Trotz Alter und Vorerkrankungen werden die BK16 in überfüllten Gefängnissen festgehalten. Es gibt immer wieder Berichte über die Verschlechterungen ihrer Gesundheitszustände. Sogar während des Höhenpunkts der Corona-Krise, gab es keine Behandlung. Pater Stan Swamy, 83 Jahre alt und an Parkinson leidend, starb sogar in Untersuchungshaft.

Erosion des Rechtsstaaten

Human Rights Watch, Amnesty International und das U.S. State Department sind nur einige der Institutionen, die diese zunehmende Erosion des indischen Rechtsstaates bestätigen. Am 24. August rief Amnesty International die an der G20 teilnehmenden Staats- und Regierungschefs dazu auf, diese Situation «im Einklang mit Ihren völkerrechtlichen Verpflichtungen direkt und offen mit der indischen Regierung anzusprechen und Indien aufzufordern, seinen völkerrechtlichen Verpflichtungen nachzukommen.»

Anfang dieses Jahres forderte EU-Parlamentarierin Alviina Alametsa dazu auf, die Verteidigung der Menschenrechte in den Mittelpunkt der EU-Indien-Partnerschaft zu stellen.

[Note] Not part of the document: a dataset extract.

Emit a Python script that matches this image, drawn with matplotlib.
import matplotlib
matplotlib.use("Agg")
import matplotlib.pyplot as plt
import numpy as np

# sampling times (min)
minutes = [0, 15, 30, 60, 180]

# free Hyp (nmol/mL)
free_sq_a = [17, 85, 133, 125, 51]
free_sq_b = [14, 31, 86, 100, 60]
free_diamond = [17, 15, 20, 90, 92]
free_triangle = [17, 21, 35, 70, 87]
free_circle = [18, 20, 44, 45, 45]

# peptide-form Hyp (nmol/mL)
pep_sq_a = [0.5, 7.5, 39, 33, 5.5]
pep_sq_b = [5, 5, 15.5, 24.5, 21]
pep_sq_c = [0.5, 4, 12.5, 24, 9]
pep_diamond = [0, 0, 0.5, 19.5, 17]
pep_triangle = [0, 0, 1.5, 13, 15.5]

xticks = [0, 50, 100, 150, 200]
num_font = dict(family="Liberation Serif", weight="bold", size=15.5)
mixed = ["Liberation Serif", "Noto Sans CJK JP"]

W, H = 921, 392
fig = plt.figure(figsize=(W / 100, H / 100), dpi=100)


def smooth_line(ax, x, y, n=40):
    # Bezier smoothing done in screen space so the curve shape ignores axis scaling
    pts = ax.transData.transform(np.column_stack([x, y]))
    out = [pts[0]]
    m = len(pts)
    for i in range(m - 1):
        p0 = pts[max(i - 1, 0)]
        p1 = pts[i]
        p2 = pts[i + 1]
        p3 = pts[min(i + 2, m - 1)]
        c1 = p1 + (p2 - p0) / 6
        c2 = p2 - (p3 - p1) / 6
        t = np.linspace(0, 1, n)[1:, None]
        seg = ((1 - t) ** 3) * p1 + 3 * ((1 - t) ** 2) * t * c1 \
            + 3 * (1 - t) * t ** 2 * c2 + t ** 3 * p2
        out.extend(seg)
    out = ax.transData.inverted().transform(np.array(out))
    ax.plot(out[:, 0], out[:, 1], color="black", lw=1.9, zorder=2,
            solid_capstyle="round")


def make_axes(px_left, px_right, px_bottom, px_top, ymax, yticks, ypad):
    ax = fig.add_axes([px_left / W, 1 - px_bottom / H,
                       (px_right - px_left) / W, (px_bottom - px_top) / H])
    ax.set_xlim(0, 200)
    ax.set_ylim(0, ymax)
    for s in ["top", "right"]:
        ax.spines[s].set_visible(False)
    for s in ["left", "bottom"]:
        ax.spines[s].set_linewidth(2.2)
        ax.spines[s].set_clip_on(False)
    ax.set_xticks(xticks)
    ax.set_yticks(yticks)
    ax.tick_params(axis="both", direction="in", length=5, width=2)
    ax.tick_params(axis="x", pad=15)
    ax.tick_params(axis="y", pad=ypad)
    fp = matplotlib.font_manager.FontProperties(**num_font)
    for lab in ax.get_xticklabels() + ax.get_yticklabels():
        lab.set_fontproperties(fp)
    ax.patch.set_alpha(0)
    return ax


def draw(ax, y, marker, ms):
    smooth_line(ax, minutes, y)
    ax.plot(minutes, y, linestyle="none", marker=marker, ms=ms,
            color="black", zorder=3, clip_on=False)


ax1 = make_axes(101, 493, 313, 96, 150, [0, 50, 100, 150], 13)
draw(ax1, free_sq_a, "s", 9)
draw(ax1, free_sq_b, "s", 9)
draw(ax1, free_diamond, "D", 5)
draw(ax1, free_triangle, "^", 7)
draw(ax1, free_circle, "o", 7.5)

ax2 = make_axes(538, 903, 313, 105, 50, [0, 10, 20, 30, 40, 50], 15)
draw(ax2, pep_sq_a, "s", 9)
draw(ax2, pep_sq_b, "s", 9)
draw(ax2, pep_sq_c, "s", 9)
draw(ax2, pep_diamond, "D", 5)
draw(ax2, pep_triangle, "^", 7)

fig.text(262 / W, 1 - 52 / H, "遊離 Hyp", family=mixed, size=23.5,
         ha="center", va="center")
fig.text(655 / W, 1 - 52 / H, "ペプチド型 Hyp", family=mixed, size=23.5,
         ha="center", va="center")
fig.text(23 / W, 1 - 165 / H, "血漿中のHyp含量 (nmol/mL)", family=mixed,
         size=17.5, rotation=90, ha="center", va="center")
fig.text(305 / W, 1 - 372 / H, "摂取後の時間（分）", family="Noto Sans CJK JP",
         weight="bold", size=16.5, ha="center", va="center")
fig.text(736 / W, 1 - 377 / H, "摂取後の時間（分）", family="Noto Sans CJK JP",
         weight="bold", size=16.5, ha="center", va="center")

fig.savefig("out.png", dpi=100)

In Indien wie auch innerhalb der EU gibt es Fälle von Rechtsverletzungen an Minderheiten. Aber nur wenn zusammengearbeitet wird, kann die oft und gern verwendete Formel von der Werte-Gemeinschaft ernst genommen werden. Genau so, sollte auch «Vasudhaiva Kutumbakam» interpretiert werden.